Researchers from the University of Cambridge have analyzed fossils showing that anacondas reached their large body size around 12.4 million years ago and have maintained it since. Unlike other giant reptiles that went extinct, anacondas persisted through changing climates. The study reveals their resilience in shrinking wetland habitats.
A team led by the University of Cambridge studied fossils of giant anacondas from South America, determining that these snakes achieved their full size approximately 12.4 million years ago during the Middle Miocene. Their body length has remained consistent at four to five meters, similar to modern specimens, which occasionally reach seven meters.
The research focused on 183 fossilized backbone segments from at least 32 individuals discovered in Falcón State, Venezuela. By combining these with data from other South American sites, the scientists estimated ancient anacondas matched today's dimensions. This stability contrasts with the Miocene era (12.4 to 5.3 million years ago), when warmer global temperatures, extensive wetlands, and plentiful food led many animals to grow larger than their descendants. For instance, the 12-meter caiman Purussaurus and the 3.2-meter turtle Stupendemys eventually vanished, likely due to cooling temperatures and habitat loss.
Anacondas, however, endured as a large-bodied group. "Other species like giant crocodiles and giant turtles have gone extinct since the Miocene, probably due to cooling global temperatures and shrinking habitats, but the giant anacondas have survived—they are super-resilient," said lead author Andrés Alfonso-Rojas, a PhD student in Cambridge's Department of Zoology. He added, "By measuring the fossils we found that anacondas evolved a large body size shortly after they appeared in tropical South America around 12.4 million years ago, and their size hasn't changed since."
To verify measurements, the team used ancestral state reconstruction on a snake family tree, including relatives like tree boas and rainbow boas, confirming early anacondas averaged four to five meters. Contrary to expectations that warmer Miocene conditions would produce even larger snakes, no evidence supports sizes beyond modern ones.

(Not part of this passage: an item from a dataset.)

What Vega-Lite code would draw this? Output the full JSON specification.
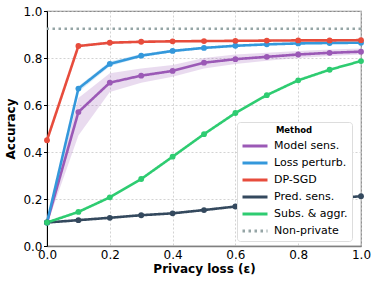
{
  "$schema": "https://vega.github.io/schema/vega-lite/v6.json",
  "width": 314,
  "height": 235,
  "autosize": {"type": "none"},
  "padding": {"left": 47, "top": 11, "right": 17, "bottom": 40},
  "background": "white",
  "config": {
    "font": "DejaVu Sans",
    "view": {"stroke": "#888888", "strokeWidth": 1.2},
    "axis": {
      "labelFont": "DejaVu Sans", "labelFontSize": 12, "labelColor": "black",
      "titleFont": "DejaVu Sans", "titleFontSize": 12, "titleFontWeight": "bold", "titleColor": "black",
      "grid": true, "gridColor": "#c8c8c8", "gridDash": [2, 2], "gridWidth": 0.8,
      "tickColor": "black", "tickSize": 3.5, "domainColor": "black"
    },
    "legend": {
      "labelFont": "DejaVu Sans", "labelFontSize": 11, "labelColor": "black",
      "titleFont": "DejaVu Sans", "titleFontSize": 8.5, "titleFontWeight": "bold", "titleColor": "black"
    }
  },
  "datasets": {
    "series": [
      {"method": "Model sens.", "eps": 0.0, "acc": 0.1, "lo": 0.09, "hi": 0.11},
      {"method": "Model sens.", "eps": 0.1, "acc": 0.57, "lo": 0.47, "hi": 0.63},
      {"method": "Model sens.", "eps": 0.2, "acc": 0.695, "lo": 0.655, "hi": 0.735},
      {"method": "Model sens.", "eps": 0.3, "acc": 0.725, "lo": 0.695, "hi": 0.755},
      {"method": "Model sens.", "eps": 0.4, "acc": 0.745, "lo": 0.72, "hi": 0.77},
      {"method": "Model sens.", "eps": 0.5, "acc": 0.78, "lo": 0.755, "hi": 0.8},
      {"method": "Model sens.", "eps": 0.6, "acc": 0.795, "lo": 0.775, "hi": 0.815},
      {"method": "Model sens.", "eps": 0.7, "acc": 0.805, "lo": 0.788, "hi": 0.822},
      {"method": "Model sens.", "eps": 0.8, "acc": 0.815, "lo": 0.8, "hi": 0.83},
      {"method": "Model sens.", "eps": 0.9, "acc": 0.822, "lo": 0.808, "hi": 0.836},
      {"method": "Model sens.", "eps": 1.0, "acc": 0.827, "lo": 0.815, "hi": 0.84},
      {"method": "Loss perturb.", "eps": 0.0, "acc": 0.1, "lo": 0.095, "hi": 0.105},
      {"method": "Loss perturb.", "eps": 0.1, "acc": 0.67, "lo": 0.655, "hi": 0.68},
      {"method": "Loss perturb.", "eps": 0.2, "acc": 0.775, "lo": 0.765, "hi": 0.785},
      {"method": "Loss perturb.", "eps": 0.3, "acc": 0.81, "lo": 0.803, "hi": 0.817},
      {"method": "Loss perturb.", "eps": 0.4, "acc": 0.83, "lo": 0.824, "hi": 0.836},
      {"method": "Loss perturb.", "eps": 0.5, "acc": 0.843, "lo": 0.838, "hi": 0.848},
      {"method": "Loss perturb.", "eps": 0.6, "acc": 0.852, "lo": 0.848, "hi": 0.856},
      {"method": "Loss perturb.", "eps": 0.7, "acc": 0.858, "lo": 0.854, "hi": 0.862},
      {"method": "Loss perturb.", "eps": 0.8, "acc": 0.862, "lo": 0.858, "hi": 0.866},
      {"method": "Loss perturb.", "eps": 0.9, "acc": 0.864, "lo": 0.86, "hi": 0.868},
      {"method": "Loss perturb.", "eps": 1.0, "acc": 0.865, "lo": 0.861, "hi": 0.869},
      {"method": "DP-SGD", "eps": 0.0, "acc": 0.45, "lo": 0.44, "hi": 0.46},
      {"method": "DP-SGD", "eps": 0.1, "acc": 0.851, "lo": 0.846, "hi": 0.856},
      {"method": "DP-SGD", "eps": 0.2, "acc": 0.865, "lo": 0.861, "hi": 0.869},
      {"method": "DP-SGD", "eps": 0.3, "acc": 0.869, "lo": 0.865, "hi": 0.873},
      {"method": "DP-SGD", "eps": 0.4, "acc": 0.871, "lo": 0.867, "hi": 0.875},
      {"method": "DP-SGD", "eps": 0.5, "acc": 0.872, "lo": 0.868, "hi": 0.876},
      {"method": "DP-SGD", "eps": 0.6, "acc": 0.873, "lo": 0.869, "hi": 0.877},
      {"method": "DP-SGD", "eps": 0.7, "acc": 0.874, "lo": 0.87, "hi": 0.878},
      {"method": "DP-SGD", "eps": 0.8, "acc": 0.875, "lo": 0.871, "hi": 0.879},
      {"method": "DP-SGD", "eps": 0.9, "acc": 0.875, "lo": 0.871, "hi": 0.879},
      {"method": "DP-SGD", "eps": 1.0, "acc": 0.876, "lo": 0.872, "hi": 0.88},
      {"method": "Pred. sens.", "eps": 0.0, "acc": 0.1, "lo": 0.095, "hi": 0.105},
      {"method": "Pred. sens.", "eps": 0.1, "acc": 0.11, "lo": 0.105, "hi": 0.115},
      {"method": "Pred. sens.", "eps": 0.2, "acc": 0.12, "lo": 0.115, "hi": 0.125},
      {"method": "Pred. sens.", "eps": 0.3, "acc": 0.131, "lo": 0.126, "hi": 0.136},
      {"method": "Pred. sens.", "eps": 0.4, "acc": 0.139, "lo": 0.134, "hi": 0.144},
      {"method": "Pred. sens.", "eps": 0.5, "acc": 0.153, "lo": 0.148, "hi": 0.158},
      {"method": "Pred. sens.", "eps": 0.6, "acc": 0.168, "lo": 0.163, "hi": 0.173},
      {"method": "Pred. sens.", "eps": 0.7, "acc": 0.18, "lo": 0.175, "hi": 0.185},
      {"method": "Pred. sens.", "eps": 0.8, "acc": 0.19, "lo": 0.185, "hi": 0.195},
      {"method": "Pred. sens.", "eps": 0.9, "acc": 0.2, "lo": 0.195, "hi": 0.205},
      {"method": "Pred. sens.", "eps": 1.0, "acc": 0.212, "lo": 0.207, "hi": 0.217},
      {"method": "Subs. & aggr.", "eps": 0.0, "acc": 0.1, "lo": 0.095, "hi": 0.105},
      {"method": "Subs. & aggr.", "eps": 0.1, "acc": 0.145, "lo": 0.14, "hi": 0.15},
      {"method": "Subs. & aggr.", "eps": 0.2, "acc": 0.207, "lo": 0.202, "hi": 0.212},
      {"method": "Subs. & aggr.", "eps": 0.3, "acc": 0.285, "lo": 0.28, "hi": 0.29},
      {"method": "Subs. & aggr.", "eps": 0.4, "acc": 0.38, "lo": 0.375, "hi": 0.385},
      {"method": "Subs. & aggr.", "eps": 0.5, "acc": 0.476, "lo": 0.471, "hi": 0.481},
      {"method": "Subs. & aggr.", "eps": 0.6, "acc": 0.566, "lo": 0.561, "hi": 0.571},
      {"method": "Subs. & aggr.", "eps": 0.7, "acc": 0.642, "lo": 0.637, "hi": 0.647},
      {"method": "Subs. & aggr.", "eps": 0.8, "acc": 0.705, "lo": 0.7, "hi": 0.71},
      {"method": "Subs. & aggr.", "eps": 0.9, "acc": 0.75, "lo": 0.745, "hi": 0.755},
      {"method": "Subs. & aggr.", "eps": 1.0, "acc": 0.787, "lo": 0.782, "hi": 0.792}
    ],
    "baseline": [
      {"method": "Non-private", "acc": 0.925}
    ]
  },
  "layer": [
    {
      "data": {"name": "series"},
      "transform": [{"filter": "datum.method === 'Model sens.'"}],
      "mark": {"type": "area", "color": "#9b59b6", "opacity": 0.22},
      "encoding": {
        "x": {"field": "eps", "type": "quantitative"},
        "y": {"field": "lo", "type": "quantitative"},
        "y2": {"field": "hi"}
      }
    },
    {
      "data": {"name": "series"},
      "transform": [{"filter": "datum.method === 'Loss perturb.' || datum.method === 'DP-SGD'"}],
      "mark": {"type": "area", "opacity": 0.25},
      "encoding": {
        "x": {"field": "eps", "type": "quantitative"},
        "y": {"field": "lo", "type": "quantitative"},
        "y2": {"field": "hi"},
        "detail": {"field": "method"},
        "color": {"value": "#5dade2"}
      }
    },
    {
      "data": {"name": "baseline"},
      "mark": {"type": "rule", "strokeWidth": 2.5},
      "encoding": {
        "y": {"field": "acc", "type": "quantitative"},
        "color": {"field": "method", "type": "nominal"},
        "strokeDash": {"field": "method", "type": "nominal"}
      }
    },
    {
      "data": {"name": "series"},
      "mark": {"type": "line", "strokeWidth": 2.6},
      "encoding": {
        "x": {"field": "eps", "type": "quantitative", "scale": {"domain": [0, 1], "nice": false, "padding": 0},
              "axis": {"values": [0, 0.2, 0.4, 0.6, 0.8, 1.0], "format": ".1f", "title": "Privacy loss (ε)", "domainColor": "#808080", "domainWidth": 1.5, "ticks": false, "titlePadding": 3, "labelPadding": 3.5, "labelFlush": false}},
        "y": {"field": "acc", "type": "quantitative", "scale": {"domain": [0, 1], "nice": false, "padding": 0},
              "axis": {"values": [0, 0.2, 0.4, 0.6, 0.8, 1.0], "format": ".1f", "title": "Accuracy", "titlePadding": 5, "labelPadding": 1.5}},
        "strokeDash": {
          "field": "method", "type": "nominal",
          "scale": {
            "domain": ["Model sens.", "Loss perturb.", "DP-SGD", "Pred. sens.", "Subs. & aggr.", "Non-private"],
            "range": [[1, 0], [1, 0], [1, 0], [1, 0], [1, 0], [2.5, 3.5]]
          },
          "legend": {"title": "Method"}
        },
        "color": {
          "field": "method", "type": "nominal",
          "scale": {
            "domain": ["Model sens.", "Loss perturb.", "DP-SGD", "Pred. sens.", "Subs. & aggr.", "Non-private"],
            "range": ["#9b59b6", "#3498db", "#e74c3c", "#34495e", "#2ecc71", "#95a5a6"]
          },
          "legend": {
            "title": "Method", "orient": "none", "legendX": 190, "legendY": 111,
            "symbolType": "M-1,0H4", "symbolSize": 100, "symbolStrokeWidth": 3,
            "titleAnchor": "middle", "rowPadding": 4, "labelOffset": 20, "titlePadding": 5,
            "padding": 4, "fillColor": "white", "strokeColor": "#dddddd", "cornerRadius": 3
          }
        }
      }
    },
    {
      "data": {"name": "series"},
      "mark": {"type": "point", "filled": true, "opacity": 1, "size": 34},
      "encoding": {
        "x": {"field": "eps", "type": "quantitative"},
        "y": {"field": "acc", "type": "quantitative"},
        "color": {"field": "method", "type": "nominal"}
      }
    }
  ]
}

Today, anacondas inhabit wetlands, marshes, and rivers like the Amazon, where remnant habitats sustain them alongside prey such as capybaras and fish. The Miocene's northern South America resembled the current Amazon Basin, enabling wider distribution then. Fossils were collected over field seasons by collaborators from the University of Zurich and Venezuela's Museo Paleontológico de Urumaco.
The findings appeared on December 1, 2025, in the Journal of Vertebrate Paleontology.